Staff at the City of Penticton will investigate how much it will cost to allow residents alternatives to digital metering of electricity and water, in drafting a potential opt-out program.
Penticton council will consider whether or not to allow residents to choose not to have digital meters in an automated meter reading (AMR) system, that uses slightly different technology than the Fortis smart meter units. The city is considering the opt-out program after approximately 100 people came to an information meeting two weeks ago to express concerns about the potential health effects of electromagnetic radio frequency (RF) waves.
Operations director Mitch Moroziuk explained that the city has installed AMR electric meters since 2003, and the conversion is 85 per cent complete. They were expecting to reach 98 per cent completion in 2012. Since 2004, 89 per cent of water meters have been converted.
Switching back would also likely result in additional costs to the city, Moroziuk said. For each electrical meter, the average cost could be $105 and water meters could be in the range of $190 — both dependent on the class of meter. To change out all electric meters would cost the city $1.57 million, and $421,800 for the water meters.

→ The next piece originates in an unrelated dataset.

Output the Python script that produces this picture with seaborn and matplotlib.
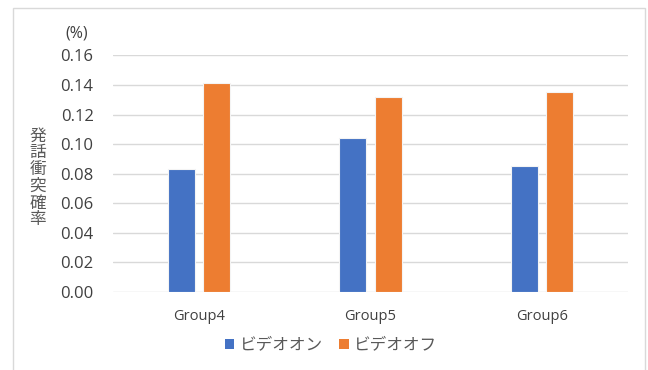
import matplotlib
matplotlib.use("Agg")
import matplotlib.pyplot as plt
from matplotlib.patches import Rectangle, Patch
import seaborn as sns
import pandas as pd

groups = ["Group4", "Group5", "Group6"]
series = ["ビデオオン", "ビデオオフ"]
video_on = [0.083, 0.104, 0.085]
video_off = [0.141, 0.132, 0.135]
yticks = [0.00, 0.02, 0.04, 0.06, 0.08, 0.10, 0.12, 0.14, 0.16]
ylabel = "発話衝突確率"
unit = "(%)"

colors = ["#4472C4", "#ED7D31"]
text_color = "#404040"
tick_color = "#595959"

df = pd.DataFrame({
    "group": groups * 2,
    "series": [series[0]] * 3 + [series[1]] * 3,
    "value": video_on + video_off,
})

sns.set_theme(style="white")
plt.rcParams["font.family"] = ["Open Sans", "Noto Sans CJK JP", "DejaVu Sans"]

W, H = 648, 370
fig = plt.figure(figsize=(W / 100, H / 100), dpi=100)
ax = fig.add_axes([113 / W, 1 - 292 / H, (628 - 113) / W, (292 - 55.2) / H])

sns.barplot(data=df, x="group", y="value", hue="series", order=groups,
            hue_order=series, palette=colors, width=0.41, gap=0.23,
            saturation=1, edgecolor="#f4f4f4", linewidth=0.8, ax=ax,
            legend=False, zorder=3)

ax.set_xlim(-0.5, 2.5)
ax.set_ylim(0, 0.1601)
ax.set_yticks(yticks)
ax.set_yticklabels([f"{v:.2f}" for v in yticks])
ax.yaxis.grid(True, color="#D9D9D9", linewidth=1.0, zorder=0)
ax.set_axisbelow(True)
for s in ax.spines.values():
    s.set_visible(False)
ax.tick_params(axis="y", length=0, pad=14, labelsize=12, labelcolor=text_color)
ax.tick_params(axis="x", length=0, pad=12, labelsize=10.5, labelcolor=text_color)
ax.set_xlabel("")
ax.set_ylabel("")

# vertical stacked axis title and unit label
fig.text(38 / W, 1 - 178 / H, "\n".join(ylabel), ha="center", va="center",
         fontsize=12, color=tick_color, linespacing=0.98,
         family=["Noto Sans CJK JP"])
fig.text(77 / W, 1 - 33 / H, unit, ha="center", va="center",
         fontsize=11.5, color=text_color)

handles = [Patch(facecolor=c, edgecolor="none") for c in colors]
fig.legend(handles, series, loc="center", bbox_to_anchor=(331 / W, 1 - 345 / H),
           ncol=2, frameon=False, handlelength=0.55, handleheight=0.55,
           handletextpad=0.35, columnspacing=1.0,
           prop={"family": ["Noto Sans CJK JP"], "size": 12},
           labelcolor=tick_color)

# chart area border
fig.add_artist(Rectangle((12.5 / W, -0.05), (645 - 12.5) / W, 1.05 - 8 / H,
                         transform=fig.transFigure, fill=False,
                         edgecolor="#D9D9D9", linewidth=1.0))

fig.savefig("out.png", dpi=100, facecolor="white")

The move to AMR meters was expected to reduce operational costs in the form of meter reading time, which required 22 days per month previously but would be decreased to four days. The meter reading costs would be reduced to $24,279 from $110,360 per year. A single manual read is estimated to cost $25 for an isolated spot, and $6 for a manual read as part of a route.
The exact costs of an opt-out program could not be determined until staff drafted potential programs, Moroziuk added.
Presenting four options to council, staff were recommending that the city move forward with installations, but draft an opt-out program that gives customers an option if they were concerned about the effects of RF emissions.
Coun. Garry Litke said he wasn’t going to accept the word of Health Canada given the regulatory body’s history of approving of behaviours that are later deemed to be unsafe, citing the example of women who smoke when pregnant.
However, many devices around the home — like garage door openers, cellphones and remotes — use RF frequencies and generate little concern.
“Why are we worried about this one particular thing?” he said, comparing RF wave exposures to a paper cut — one isn’t much, but 1,000 all at once could be too much. “I think we have to respect their fear by having an opt-out program.”
Coun. Andrew Jakubeit said he wasn’t leaning toward those on the “doom and gloom” side, especially since many of the city’s AMRs have been in place since 2003.
“You can’t expect to live in a bubble,” he said, adding that he was sympathetic to allowing residents to have choice. “We have to have an opt-out process.”
Coun. Wes Hopkin said he was “somewhat disappointed” in the forum in that opponents of digital meters did not present peer-reviewed evidence that showed a causal link between RF and health effects.
“From what I’ve reviewed so far, this isn’t a problem. But there are concerns in the community,” he said.
Coun. Helena Konanz said that even though “the science is questionable,” the city and staff should be commended for offering opponents a venue to voice concerns. As one of the only such meetings in the province, she said, it drew many people from outside Penticton. “They haven’t had that platform to speak,” she said.
Coun. John Vassilaki suggested the city consider the third option presented that called for ceased installation of AMR meters and have staff research another platform for the remaining meter installations that do not use RF transmission. “Who do we trust?” he said, noting that different information comes from the corporate entity selling the machines, city staff and those who are now concerned.
Vassilaki was the lone opponent to the motion to continue with the AMR program as staff research and create an opt-out program.